The initial result was the 1973 album Freedom for the Stallion, a mix of dance and soul music. RCA must have believed in their potential a great deal since they brought in some of L.A.’s best session musicians including guitarist Larry Carlton and drummers Hal Blaine and Jim Gordon to make the music the Corporation sang to. The title track was a modest – very modest – hit but it was the second single that made the Hues Corporation turn a profit – 1974‘s “Rock the Boat”.
The song didn’t take off like a speedboat mind you. At first the reaction was muted to it. However, they remixed it to make it a tad more bass-y and perhaps a little more danceable and it took off on the disco floors across the continent. “You could cuddle (to it) or you could go crazy if you wanted to,” said Lee “it was a love song without being a love song. But it was a disco hit and it happened because of the discos.” Indeed, once it was a dance floor fave from New York to L.A., it soon took off on radio too.
The trio should have written a love song perhaps for Wally Holmes too. Holmes was a trumpeter who’d once been in their first incarnation but had quit and become a teacher. However, he and St. Clair still hung out and surfed together and he wrote this song and several others on Freedom for the Stallion, and added the trumpet parts himself to boot.

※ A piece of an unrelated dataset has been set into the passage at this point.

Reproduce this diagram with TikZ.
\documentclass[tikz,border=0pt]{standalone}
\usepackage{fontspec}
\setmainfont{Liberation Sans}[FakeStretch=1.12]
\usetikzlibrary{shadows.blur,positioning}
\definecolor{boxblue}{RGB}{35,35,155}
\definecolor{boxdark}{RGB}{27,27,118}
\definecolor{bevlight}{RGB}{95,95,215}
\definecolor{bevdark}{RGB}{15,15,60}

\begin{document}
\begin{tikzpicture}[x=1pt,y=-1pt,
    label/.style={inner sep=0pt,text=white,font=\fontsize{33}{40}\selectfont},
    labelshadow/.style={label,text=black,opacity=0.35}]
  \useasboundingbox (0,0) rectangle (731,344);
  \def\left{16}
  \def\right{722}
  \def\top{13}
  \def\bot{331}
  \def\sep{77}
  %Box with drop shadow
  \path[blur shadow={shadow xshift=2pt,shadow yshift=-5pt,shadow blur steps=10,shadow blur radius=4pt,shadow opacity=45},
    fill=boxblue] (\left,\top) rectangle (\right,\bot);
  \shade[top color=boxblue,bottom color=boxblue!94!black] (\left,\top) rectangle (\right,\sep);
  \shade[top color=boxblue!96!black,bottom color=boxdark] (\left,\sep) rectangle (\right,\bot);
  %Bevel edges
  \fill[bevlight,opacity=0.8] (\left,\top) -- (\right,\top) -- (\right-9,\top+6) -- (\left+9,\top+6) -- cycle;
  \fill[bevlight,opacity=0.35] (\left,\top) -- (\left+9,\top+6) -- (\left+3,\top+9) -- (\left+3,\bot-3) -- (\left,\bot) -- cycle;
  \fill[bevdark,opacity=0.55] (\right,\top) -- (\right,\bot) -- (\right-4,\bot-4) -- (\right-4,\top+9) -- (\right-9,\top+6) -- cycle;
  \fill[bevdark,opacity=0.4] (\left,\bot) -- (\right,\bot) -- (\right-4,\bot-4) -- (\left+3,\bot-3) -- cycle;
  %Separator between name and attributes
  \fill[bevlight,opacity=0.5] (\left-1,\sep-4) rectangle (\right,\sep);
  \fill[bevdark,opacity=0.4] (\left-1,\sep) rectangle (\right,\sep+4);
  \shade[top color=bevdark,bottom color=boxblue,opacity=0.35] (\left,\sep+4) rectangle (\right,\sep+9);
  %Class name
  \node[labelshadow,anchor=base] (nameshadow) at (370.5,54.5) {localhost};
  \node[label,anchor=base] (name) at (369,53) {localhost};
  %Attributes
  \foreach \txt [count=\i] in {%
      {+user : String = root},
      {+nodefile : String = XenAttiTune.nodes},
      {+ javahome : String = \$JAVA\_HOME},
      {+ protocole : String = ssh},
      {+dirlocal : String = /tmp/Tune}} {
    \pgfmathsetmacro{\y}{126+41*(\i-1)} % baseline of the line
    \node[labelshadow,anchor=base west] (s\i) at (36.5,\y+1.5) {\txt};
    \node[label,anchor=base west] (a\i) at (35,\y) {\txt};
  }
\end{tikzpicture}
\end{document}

“Rock The Boat” was a massive hit, hitting #1 in the U.S. that summer , and in Canada where it was among the year-end top 10… appropriate given Lee’s heritage, though I doubt many Canucks knew of the connection while they danced to it. It also went top 10 in Britain, most of continental Europe and New Zealand and sold past two million copies.
However, it wasn’t all smooth sailing after that for the Hues Corporation. The follow-up single, “Rockin’ Soul” dented the top 40 but after that they were absent from the hit parade despite putting out five more albums before disbanding in 1980. Lee got two new singers to accompany him and regrouped, touring with the new Hues Corporation on and off until his death from natural causes in 2011.